Prosecutors said Adrian Aguilar later admitted shooting himself and killing 19-year-old Amira Crofton.
PHOENIX, Ariz. — Adrian Aguilar first told police that gang members shot up his car, but investigators soon found evidence that led to his conviction for murdering his girlfriend in Tempe, prosecutors said.
The false account became a key part of the case that ended with Aguilar, 23, sentenced to life in prison plus 26 years. Prosecutors said officers arrived near Broadway Road and 48th Street in June 2023 after a witness saw Aguilar firing into the passenger side of his car. Aguilar was found nearby with a gunshot wound to his shoulder. The person in the passenger seat was 19-year-old Amira Crofton, who had been shot 11 times.

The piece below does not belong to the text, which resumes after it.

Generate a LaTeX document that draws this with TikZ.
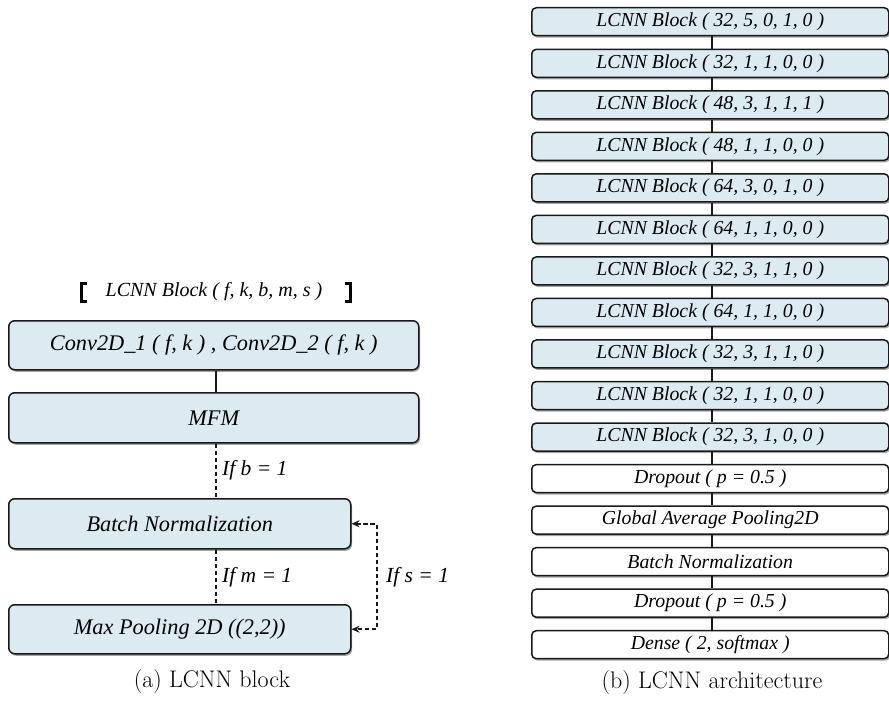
\documentclass[tikz,border=0pt]{standalone}
\usepackage{fontspec}
\newfontfamily\figfont{Liberation Serif}
\usetikzlibrary{shadows,arrows.meta}
\definecolor{blockfill}{RGB}{220,234,242}
\definecolor{edgecol}{RGB}{25,25,25}
\begin{document}
\begin{tikzpicture}[x=1pt,y=-1pt,
  boxbase/.style={draw=edgecol, line width=1.5pt, inner sep=0pt, anchor=north west,
    drop shadow={shadow xshift=1.3pt, shadow yshift=-2pt, opacity=0.5, fill=black!70}},
  leftbox/.style={boxbase, rounded corners=6pt, fill=blockfill,
    font=\figfont\itshape\fontsize{22.3}{26}\selectfont},
  archbox/.style={boxbase, rounded corners=4.5pt, minimum width=357pt, minimum height=28pt,
    font=\figfont\itshape\fontsize{19.8}{22}\selectfont},
  link/.style={draw=edgecol, line width=2pt},
  condlink/.style={link, dashed, dash pattern=on 4.5pt off 2.5pt},
  condlabel/.style={font=\figfont\itshape\fontsize{21.5}{24}\selectfont, anchor=west, inner sep=0pt},
  bracket/.style={draw=black, line width=3.4pt},
  captext/.style={font=\fontsize{24}{28}\selectfont}
]
\useasboundingbox (0,0) rectangle (889,709);

% ---------- (a) LCNN block ----------
\node[font=\figfont\itshape\fontsize{20}{24}\selectfont] (title) at (214,292)
  {LCNN Block ( f, k, b, m, s )};
\draw[bracket] (87,283.5) -- (81.5,283.5) -- (81.5,301.5) -- (87,301.5);
\draw[bracket] (345,283.5) -- (350.5,283.5) -- (350.5,301.5) -- (345,301.5);

\node[leftbox, minimum width=410pt, minimum height=49pt] (conv) at (8,320)
  {Conv2D\_1 ( f, k ) , Conv2D\_2 ( f, k )};
\node[leftbox, minimum width=410pt, minimum height=50pt] (mfm) at (8,392) {MFM};
\node[leftbox, minimum width=342pt, minimum height=50pt] (bn) at (8,498) {Batch Normalization};
\node[leftbox, minimum width=342pt, minimum height=49pt] (mp) at (8,604) {Max Pooling 2D ((2,2))};

\coordinate (trunk) at (216,0);
\draw[link] (trunk |- conv.south) -- (trunk |- mfm.north);
\draw[condlink] (trunk |- mfm.south) -- (trunk |- bn.north);
\draw[condlink] (trunk |- bn.south) -- (trunk |- mp.north);
\node[condlabel] (lb) at (222,470) {If b = 1};
\node[condlabel] (lm) at (222,577) {If m = 1};

\draw[condlink, {Stealth[length=8pt,width=7pt]}-{Stealth[length=8pt,width=7pt]}]
  (bn.east) -- ++(25,0) |- (mp.east);
\node[condlabel] (ls) at (386,577) {If s = 1};

\node[captext] (capa) at (212,682) {(a) LCNN block};

% ---------- (b) LCNN architecture ----------
\foreach \lbl [count=\i from 0] in {
  {LCNN Block ( 32, 5, 0, 1, 0 )},
  {LCNN Block ( 32, 1, 1, 0, 0 )},
  {LCNN Block ( 48, 3, 1, 1, 1 )},
  {LCNN Block ( 48, 1, 1, 0, 0 )},
  {LCNN Block ( 64, 3, 0, 1, 0 )},
  {LCNN Block ( 64, 1, 1, 0, 0 )},
  {LCNN Block ( 32, 3, 1, 1, 0 )},
  {LCNN Block ( 64, 1, 1, 0, 0 )},
  {LCNN Block ( 32, 3, 1, 1, 0 )},
  {LCNN Block ( 32, 1, 1, 0, 0 )},
  {LCNN Block ( 32, 3, 1, 0, 0 )},
  {Dropout ( p = 0.5 )},
  {Global Average Pooling2D},
  {Batch Normalization},
  {Dropout ( p = 0.5 )},
  {Dense ( 2, softmax )}} {
  \ifnum\i<11 \def\boxfill{blockfill}\else \def\boxfill{white}\fi
  \node[archbox, fill=\boxfill] (r\i) at (531, 7+41.53*\i) {\lbl};
}
\coordinate (spine) at (712,0);
\foreach \i [evaluate=\i as \j using int(\i+1)] in {0,...,14}
  \draw[link] (spine |- r\i.south) -- (spine |- r\j.north);

\node[captext] (capb) at (712,683) {(b) LCNN architecture};
\end{tikzpicture}
\end{document}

Police did not treat Aguilar’s gang claim as the final word. Prosecutors said officers found inconsistencies between what he said, what the witness reported and what the physical evidence showed. After further interviews, Aguilar confessed to shooting Crofton because he thought she disrespected him, according to the Maricopa County Attorney’s Office. He also admitted shooting himself in the shoulder. Those admissions shifted the case away from his first claim and toward charges of murder, kidnapping and aggravated assault.
The investigation showed that the final scene was only the endpoint. Authorities said Aguilar had driven around Tempe with Crofton for about 45 minutes while accusing her of cheating and repeatedly shooting her. The confrontation began after he saw a text message from another man on her phone. He demanded that she admit to a relationship with someone else. Crofton denied it each time. Prosecutors said Aguilar threatened to shoot her if she did not say what he wanted to hear, then carried out the threat.
Public accounts of the case described a route through Tempe marked by repeated violence. One early shooting occurred near South Rural Road and East Broadway Road. Another followed about a mile away near Broadway and Roosevelt Street. Aguilar kept driving as Crofton cried, asked him to stop and asked to be taken home, prosecutors said. At one point near the end of the drive, Crofton tried to grab the gun, the weapon discharged and the car crashed into a curb, according to court records described in local reporting.
The injuries also challenged the idea of an outside attack. Crofton had 11 gunshot wounds to her head, neck and torso, along with injuries to her face, head and hands, prosecutors said. The Maricopa County Attorney’s Office said Aguilar told police she had been scared and crying while he shot her. The pattern of wounds, the witness report and Aguilar’s later statements gave prosecutors a case that described a sustained attack by someone inside the relationship, not a random shooting by strangers.
The relationship had been brief. Court records described in reporting said Aguilar and Crofton had been together about three months. On the day of the killing, they left work together around 1 p.m. and later went to a pool party. Aguilar used alcohol and cocaine before leaving, according to those records. He was supposed to take Crofton home. Instead, prosecutors said, the text messages from a male friend led him to question her, accuse her and drive through the city while the attack continued.
A jury heard enough evidence to convict Aguilar in February of first-degree murder, kidnapping and two counts of aggravated assault. The first-degree murder count carried the life sentence. The kidnapping count covered the allegation that Crofton was held in the car against her will as Aguilar drove and fired. The aggravated assault counts reflected additional violent acts tied to the shooting. The jury’s verdict showed it accepted the prosecution’s account of a prolonged, intentional attack.
Maricopa County Attorney Rachel Mitchell announced the sentence April 14 and credited prosecutors Shaylee Beasley and Katie Staab for the case. “This young woman placed her trust in the defendant, and he repaid that trust with brutal violence,” Mitchell said. She said Aguilar’s actions were driven by jealousy. The County Attorney’s Office said the sentence means Aguilar will spend his life in prison. Local reports said court records showed he began serving the sentence in early April.
The added 26 years came from the nonmurder counts. Local reports citing court documents said Aguilar received 16 years for kidnapping and 10 years for each aggravated assault count, with the assault terms running concurrently. The total additional time left 26 years on top of the life sentence. Prosecutors did not announce any unresolved charges in the public sentencing notice. The case could still appear in court records if Aguilar files an appeal or post-conviction challenge.
The public record leaves some details unclear. Officials did not release every investigative step, every trial exhibit or a full timeline of each location where shots were fired. The witness who called police was not named in public accounts. Local reports also differed on the spelling of Crofton’s first name, with some using Amria and others using Amira. The Maricopa County Attorney’s Office used Amira in its sentencing announcement.
For investigators, the case turned on the gap between Aguilar’s first account and the evidence gathered at the scene. For prosecutors, it ended with a jury’s guilty verdicts and a life sentence plus 26 years. Aguilar remains imprisoned for Crofton’s death.
Author note: Last updated May 6, 2026.